Enfin, ce n’est pas l’immigration qui tire les salaires et les conditions de travail à la baisse, ni l’Europe qui oblige les patrons à être « méchants », la preuve en 1873 en Savoie il y avait très peu des premiers et l’UE n’existait pas … Ce n’est que par la lutte que nos anciens ont fait changer les choses, car nous n’aurons que ce que nous prendrons ! Arrêtons de nous cacher derrières des leurres et de chercher des boucs émissaires !

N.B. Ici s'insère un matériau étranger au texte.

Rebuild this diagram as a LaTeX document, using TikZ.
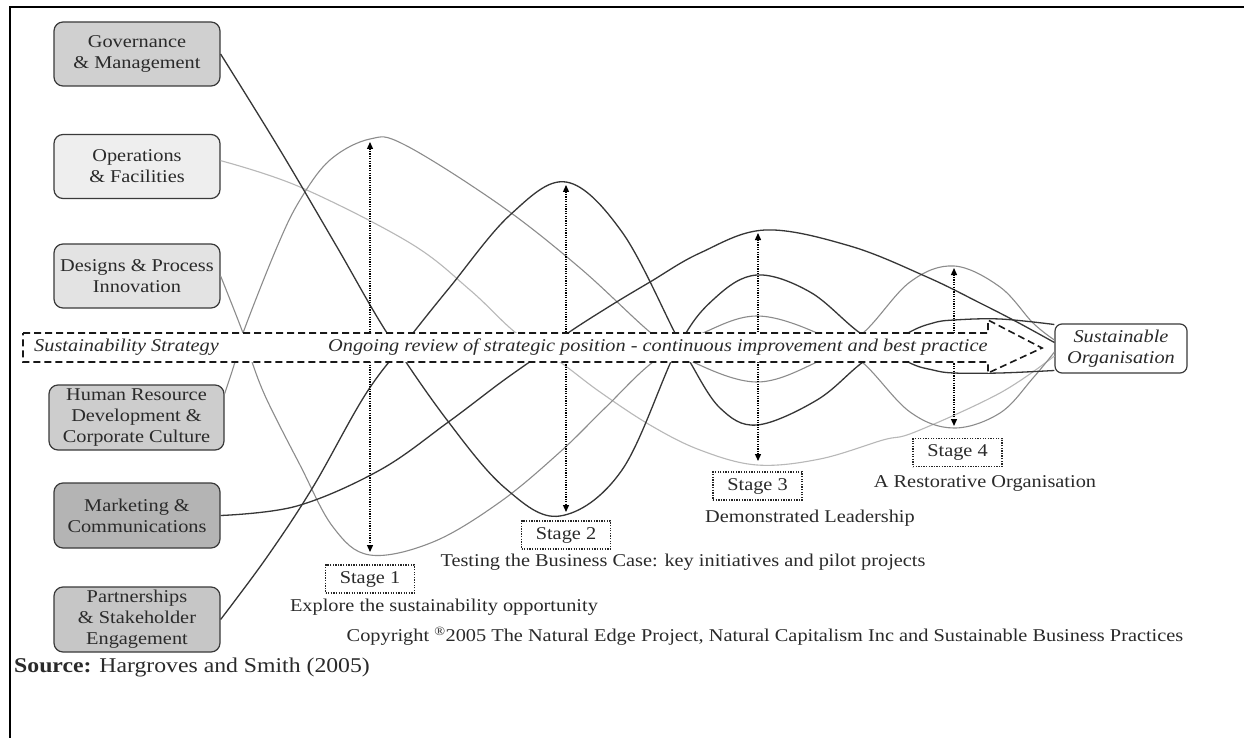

»L’esclavage humain a atteint son point culminant à notre époque sous forme de travail librement salarié. » … George Bernard Shaw
Edifiant ce règlement intérieur. J’ai une copie du document original et il était indiqué que cette « généreuse » avancée (ou recul si l’on se place du côté patronal) avait été imposé par une nouvelle législation qualifiée d’irresponsable. Et donc des efforts considérables étaient requis de la part du salarié pour compenser ces cadeaux qui mettaient en péril l’entreprise.